Welcome to my first blog post and gotalook.com! The great opera singer Maria Callas said that everyone needs to have a “look.”  Here I hope to explore, discuss, relate, vent and generally comment on all matters associated with one’s look.  But not just your look.  Your image.  Because as an image consultant that’s what I do best.  So what’s the difference between an image consultant and a stylist?  A stylist deals strictly with your look; clothes, make-up, hair.  Basically the outside.  An image consultant is called on to address not only how you look but how  you sound, behave, your speech patterns, mannerisms, language,  attire,  posture,  etiquette, interviewing skills and how you FEEL about the way you look.  In other words all things that affect the image you present to the world.  Want some help in this area?  Take a look at my web site http://www.gotalook.com and find out how I can help you feel better about yourself.

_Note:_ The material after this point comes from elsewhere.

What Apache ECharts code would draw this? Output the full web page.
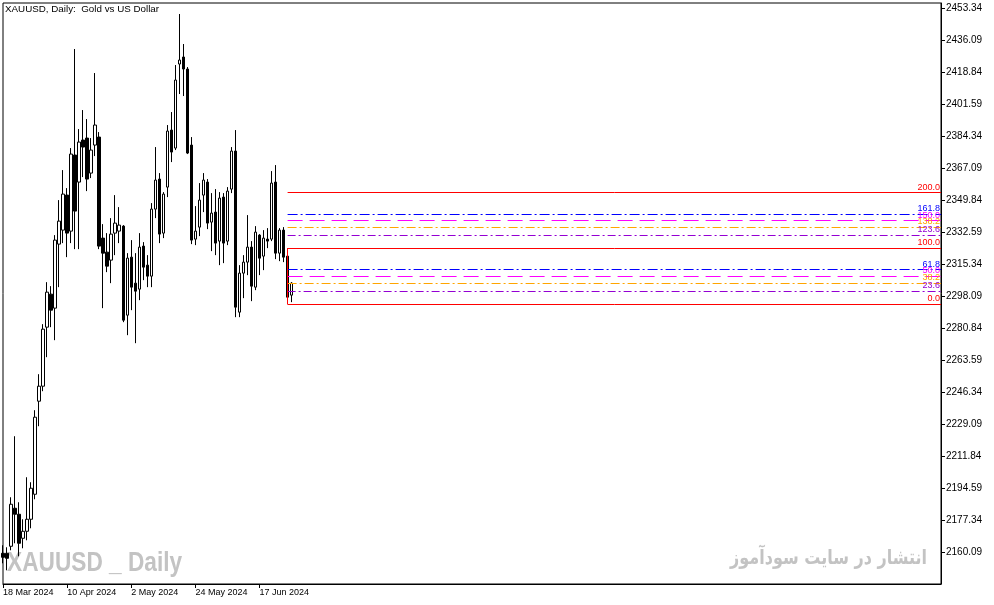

Do you have a look?  Get one!

In the meantime, Can I Just Say…

What is it with the cropped pants?  Two words I hate to hear in the same sentence are “cropped” and “pants.”  Really.  Is this a look that’s flattering?  Who came up with this?  No one who has calves, I can tell you that.  It must have been someone whose pants shrank in the wash and instead of sending them to Good Will said “I know.  I’ll wear them anyway and start a new trend that looks really hideous and unflattering.  Oh.  And then, I’ll pair them with some horrible, big round-toed sneakers so that even if I have thin enough legs to maybe pull this off, they’ll look like two toothpicks stuck into a couple of marshmallows.”

Six more inches of pant leg could do so much!  They don’t have to be sitting on the tops of your shoes.  How about stopping at the ankle, which in most cases (not all, unfortunately, but most) is the narrowest part of one’s leg.  Wouldn’t that look great?  Wouldn’t that look chic?  Yes!  Is it so hot out that having six more inches of bare leg is going to keep you cool?  Here’s an idea.  Wear shorts!  Or better yet, a skirt!  Then one has a clear shot of air conditioning all the way up to the hot seat.  And it feels good.  Granted, not everyone has the legs for shorts and it’s true  they won’t be able to stop at a moment’s notice and pull up the stray weeds in the garden, but guaranteed they’ll feel differently.   Walk differently.

And once we’ve ditched those cropped pants (ugh) we can still wear comfortable shoes.  Flats look great with a skirt.

We might even be motivated to put on a pair of…dare I say it…heels!  But that’s for another time.